Algebraic manipulation is a critical skill when solving equations or rearranging formulas. It involves using operations to transform equations into a simpler or more useful form. In the given exercise, we started with the formula for the volume of a pyramid, expressed as \( V = \frac{1}{3} B h \). The task was to solve for the base area \( B \).

Here are some steps involved in algebraic manipulation that were used in this exercise:

• **Understanding operations:** Recognizing what operations are acting on the variable you need to solve for. In this case, multiplication by a fraction.
• **Applying inverse operations:** We used multiplication to eliminate the fraction by multiplying both sides by 3.
• **Maintaining equation balance:** Any operation done on one side of the equation must be done on the other side to keep it balanced.

Mastering these techniques allows for a straightforward path to isolating and solving for the target variable.

Rearranging formulas is essential when you require a particular variable in isolation. It often involves a series of algebraic steps to maintain the integrity of the equation while transforming it.
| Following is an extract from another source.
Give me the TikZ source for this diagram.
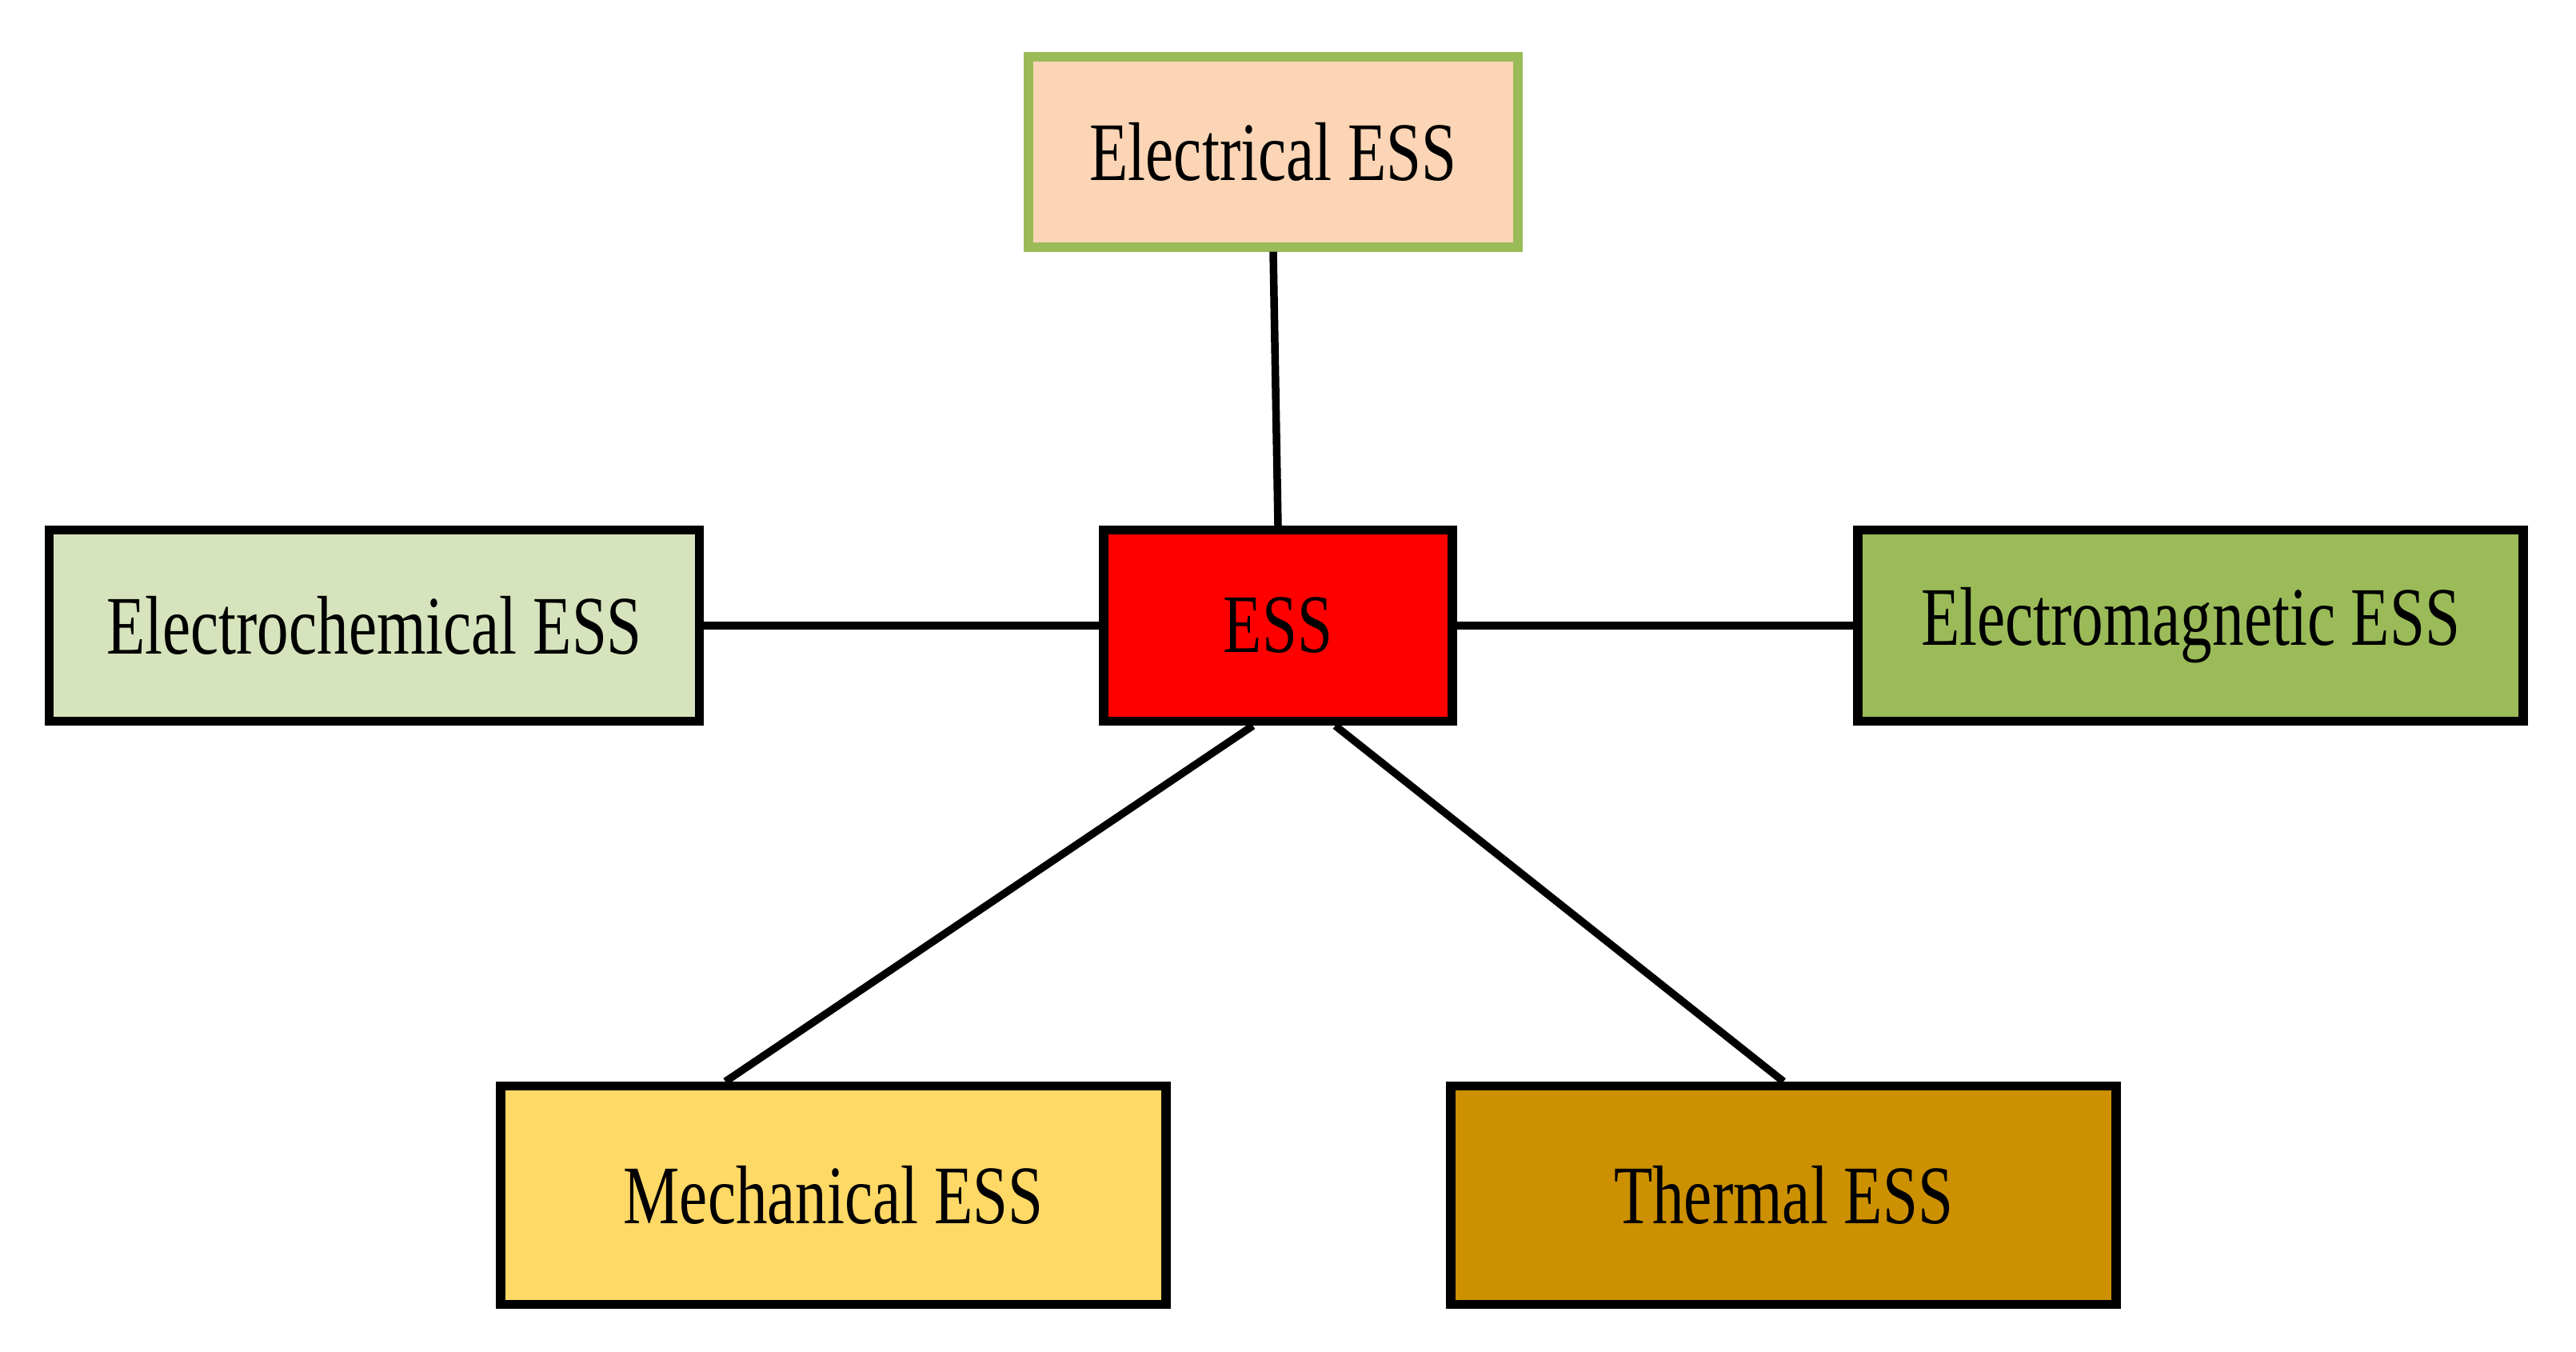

In the context of our problem:

• **Identifying the target variable:** Initially, the problem requires solving for \( B \), which is the base area of the pyramid.
• **Simplifying:** We simplified the fraction by multiplying through by 3, converting \( V = \frac{1}{3} B h \) into \( 3V = B h \).
• **Isolating the variable:** The final step involved dividing both sides by \( h \), resulting in \( B = \frac{3V}{h} \). This completely isolates \( B \).

Through formula rearrangement, solving for any variable within a multi-variable equation becomes a structured and predictable process. It helps in ensuring that we get to an expression where the variable of interest is neatly isolated.

Geometry often involves equations that describe shapes and volumes, much like in our exercise involving the pyramid. Understanding the geometric context of a problem can guide the algebraic solution as it defines what each symbol in the equation represents.

In the pyramid volume formula \( V = \frac{1}{3} B h \):

• **Volume Definition:** The volume \( V \) gives a sense of the 3D space occupied by the pyramid.
• **Base Area \( B \):** This represents the area of the base of the pyramid, which is multiplied by the height to scale up to the volume.
• **Height \( h \):** The vertical distance from the base to the apex (tip) of the pyramid.

In this geometric application, recognizing that reshuffling the formula \( B = \frac{3V}{h} \) allows for directly calculating the base area when the volume and height are known. It can simplify practical tasks, like determining the base size needed for a pyramid given certain volume or height constraints.